**Data rows**
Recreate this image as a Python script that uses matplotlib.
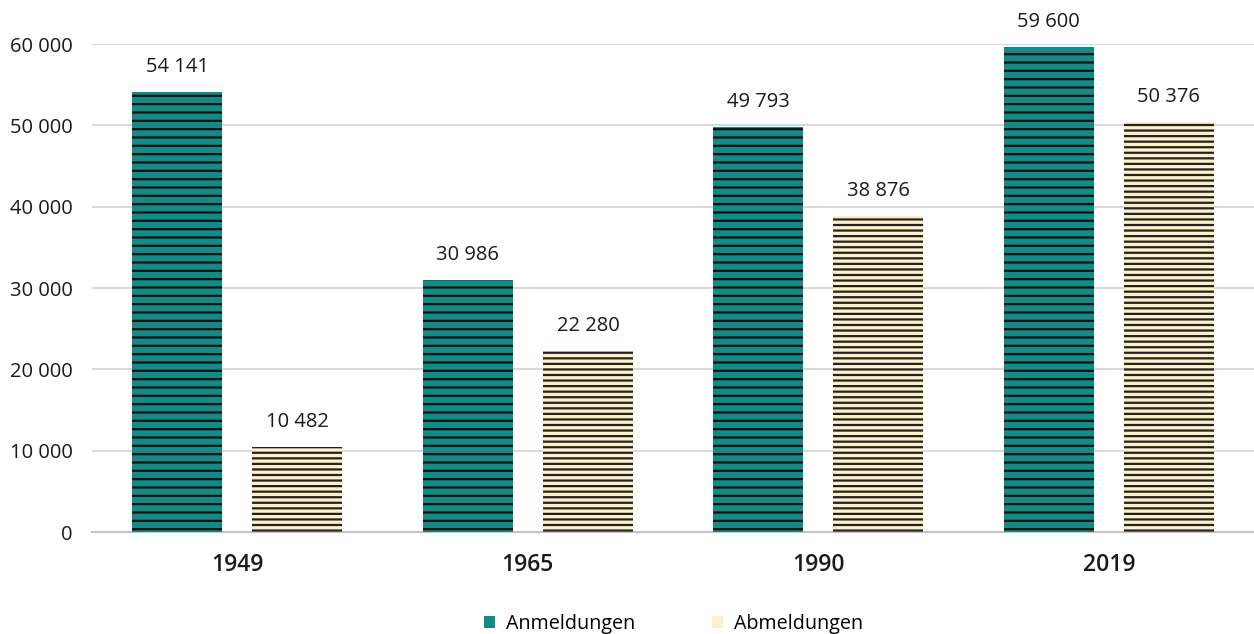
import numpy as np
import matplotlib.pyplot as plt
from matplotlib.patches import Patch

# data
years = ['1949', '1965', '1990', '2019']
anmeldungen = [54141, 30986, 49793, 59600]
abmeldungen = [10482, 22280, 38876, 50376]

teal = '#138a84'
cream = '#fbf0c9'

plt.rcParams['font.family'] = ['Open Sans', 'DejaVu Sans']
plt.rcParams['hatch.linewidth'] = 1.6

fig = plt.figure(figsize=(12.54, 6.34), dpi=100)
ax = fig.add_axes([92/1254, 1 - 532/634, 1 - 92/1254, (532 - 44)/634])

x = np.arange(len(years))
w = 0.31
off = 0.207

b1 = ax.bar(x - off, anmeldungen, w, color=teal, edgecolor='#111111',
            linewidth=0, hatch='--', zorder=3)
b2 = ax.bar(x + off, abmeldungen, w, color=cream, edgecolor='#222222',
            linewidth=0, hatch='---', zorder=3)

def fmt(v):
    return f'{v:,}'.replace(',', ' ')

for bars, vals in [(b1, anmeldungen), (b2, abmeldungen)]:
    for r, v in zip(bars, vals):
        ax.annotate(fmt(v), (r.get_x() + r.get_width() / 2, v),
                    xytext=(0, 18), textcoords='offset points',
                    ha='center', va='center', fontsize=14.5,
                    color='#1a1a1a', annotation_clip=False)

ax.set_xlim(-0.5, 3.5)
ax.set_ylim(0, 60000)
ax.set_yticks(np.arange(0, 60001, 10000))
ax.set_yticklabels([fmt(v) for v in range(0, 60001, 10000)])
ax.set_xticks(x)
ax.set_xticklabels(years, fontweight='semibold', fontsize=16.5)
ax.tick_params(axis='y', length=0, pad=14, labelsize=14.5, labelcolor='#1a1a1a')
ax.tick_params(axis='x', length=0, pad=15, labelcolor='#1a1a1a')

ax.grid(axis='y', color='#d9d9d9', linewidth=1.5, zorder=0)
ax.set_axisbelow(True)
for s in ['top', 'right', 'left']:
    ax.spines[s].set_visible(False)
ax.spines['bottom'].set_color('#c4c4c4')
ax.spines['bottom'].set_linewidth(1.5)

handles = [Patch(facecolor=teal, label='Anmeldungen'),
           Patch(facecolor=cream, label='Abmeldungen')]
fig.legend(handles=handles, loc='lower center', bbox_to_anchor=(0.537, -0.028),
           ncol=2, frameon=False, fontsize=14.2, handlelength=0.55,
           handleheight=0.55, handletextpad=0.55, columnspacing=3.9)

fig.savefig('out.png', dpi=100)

--

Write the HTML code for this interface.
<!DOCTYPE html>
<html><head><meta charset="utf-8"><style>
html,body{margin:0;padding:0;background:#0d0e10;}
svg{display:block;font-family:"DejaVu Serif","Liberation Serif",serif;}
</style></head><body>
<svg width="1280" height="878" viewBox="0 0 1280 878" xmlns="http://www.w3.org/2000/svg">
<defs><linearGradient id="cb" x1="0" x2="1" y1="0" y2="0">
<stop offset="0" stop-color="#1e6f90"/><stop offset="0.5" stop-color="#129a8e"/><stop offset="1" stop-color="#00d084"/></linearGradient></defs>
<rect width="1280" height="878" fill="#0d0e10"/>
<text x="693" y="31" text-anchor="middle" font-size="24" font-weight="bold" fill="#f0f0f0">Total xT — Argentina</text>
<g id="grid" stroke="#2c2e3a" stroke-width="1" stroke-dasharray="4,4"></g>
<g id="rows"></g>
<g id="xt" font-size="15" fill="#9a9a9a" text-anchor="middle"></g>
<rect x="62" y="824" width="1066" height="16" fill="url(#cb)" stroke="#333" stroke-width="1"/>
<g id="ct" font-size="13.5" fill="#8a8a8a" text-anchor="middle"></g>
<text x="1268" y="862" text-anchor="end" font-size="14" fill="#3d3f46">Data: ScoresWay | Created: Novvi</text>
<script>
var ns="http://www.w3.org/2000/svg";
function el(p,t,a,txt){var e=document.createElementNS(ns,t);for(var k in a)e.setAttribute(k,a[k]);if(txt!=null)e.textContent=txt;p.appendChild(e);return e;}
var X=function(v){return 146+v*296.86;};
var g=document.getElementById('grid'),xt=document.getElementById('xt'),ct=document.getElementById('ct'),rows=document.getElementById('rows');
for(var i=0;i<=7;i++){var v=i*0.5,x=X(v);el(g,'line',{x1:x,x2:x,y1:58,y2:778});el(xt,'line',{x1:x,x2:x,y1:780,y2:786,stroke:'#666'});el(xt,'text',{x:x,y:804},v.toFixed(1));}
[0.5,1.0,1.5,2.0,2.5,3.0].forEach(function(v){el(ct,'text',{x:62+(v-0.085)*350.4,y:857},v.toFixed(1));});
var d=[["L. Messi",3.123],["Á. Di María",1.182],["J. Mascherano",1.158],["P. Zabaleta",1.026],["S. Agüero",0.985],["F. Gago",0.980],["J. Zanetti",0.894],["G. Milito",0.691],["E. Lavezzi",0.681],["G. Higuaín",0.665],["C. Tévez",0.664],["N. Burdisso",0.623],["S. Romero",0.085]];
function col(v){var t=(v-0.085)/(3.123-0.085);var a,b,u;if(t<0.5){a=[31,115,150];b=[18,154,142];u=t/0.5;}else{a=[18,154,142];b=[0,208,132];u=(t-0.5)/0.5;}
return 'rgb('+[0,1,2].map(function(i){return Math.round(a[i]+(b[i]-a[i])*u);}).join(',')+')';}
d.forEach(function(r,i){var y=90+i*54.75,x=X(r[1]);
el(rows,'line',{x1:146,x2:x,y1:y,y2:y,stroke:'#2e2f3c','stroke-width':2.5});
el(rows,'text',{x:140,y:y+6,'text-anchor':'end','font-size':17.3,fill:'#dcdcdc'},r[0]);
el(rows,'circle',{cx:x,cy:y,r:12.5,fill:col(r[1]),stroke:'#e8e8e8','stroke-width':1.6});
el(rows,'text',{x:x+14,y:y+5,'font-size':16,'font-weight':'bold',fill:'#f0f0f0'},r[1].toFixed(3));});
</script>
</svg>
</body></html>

**What to work on**
Start at the line above containing "Recreate this image" and stop at the line containing "plt.rcParams['hatch.linewidth'] = 1.6": print those lines and everything between them exactly, but not the pictures.

**The reply**
Recreate this image as a Python script that uses matplotlib.
import numpy as np
import matplotlib.pyplot as plt
from matplotlib.patches import Patch

# data
years = ['1949', '1965', '1990', '2019']
anmeldungen = [54141, 30986, 49793, 59600]
abmeldungen = [10482, 22280, 38876, 50376]

teal = '#138a84'
cream = '#fbf0c9'

plt.rcParams['font.family'] = ['Open Sans', 'DejaVu Sans']
plt.rcParams['hatch.linewidth'] = 1.6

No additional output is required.